Vous insistez, monsieur le ministre, sur la nécessité d'adopter ce projet de loi de programmation pour bénéficier des versements européens du plan de relance, comme si le contenu de ce texte n'avait guère d'importance, mais que seule comptait son adoption formelle.

Je crois, pour ma part, à la veille de la cinquantième année consécutive de déficit budgétaire de l'État français, qu'il faut surtout adopter un texte qui trace une véritable perspective pour le rétablissement des finances publiques et qui préserve les marges de manœuvre dont nous aurons besoin pour financer la transition écologique, les mutations économiques, la préservation de notre modèle social et pour faire face à toutes les crises que notre pays ne manquera pas de rencontrer à l'avenir.

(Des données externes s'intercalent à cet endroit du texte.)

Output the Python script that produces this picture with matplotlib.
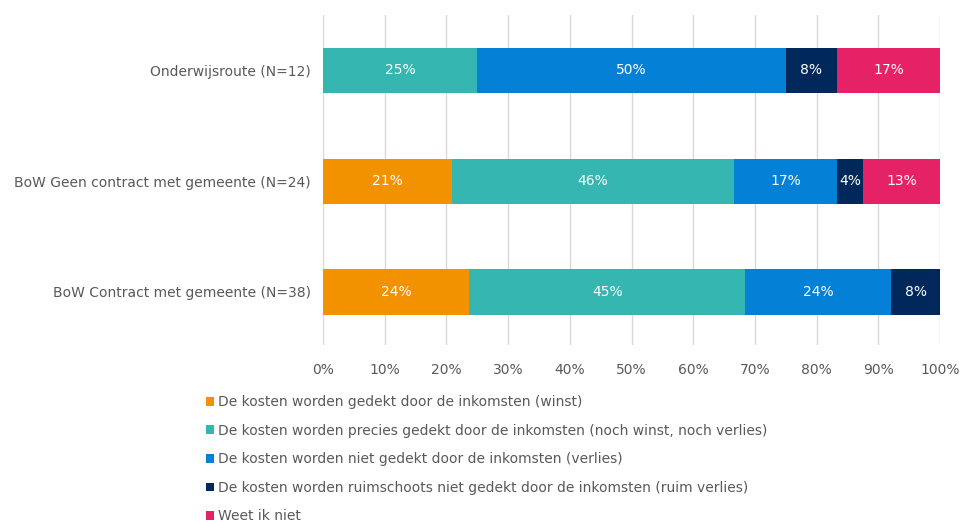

Je souhaite donc, monsieur le ministre, que vous écoutiez la voix du Sénat et les choix qu'il propose de faire. Après le rejet de votre texte par l'Assemblée nationale, puis un 49.3, le texte que nous vous soumettons aujourd'hui est le seul qui a été voté par la représentation nationale.

Ne pas en tenir compte serait une faute politique. Ne pas en tenir compte et repasser en force, avec le même texte, par le biais du 49.3 à l'Assemblée nationale, serait une erreur coupable. Ne pas en tenir compte confinerait l'attitude du Gouvernement à une forme d'entêtement aveugle, puisqu'il refuserait d'entendre la voix de la raison s'exprimant au Sénat. Ne pas en tenir compte consacrerait une réalité, celle d'un gouvernement qui ne veut pas rétablir les comptes publics de la France.

Monsieur le ministre, écoutez le Sénat. C'est à la fois une invitation et un conseil amical.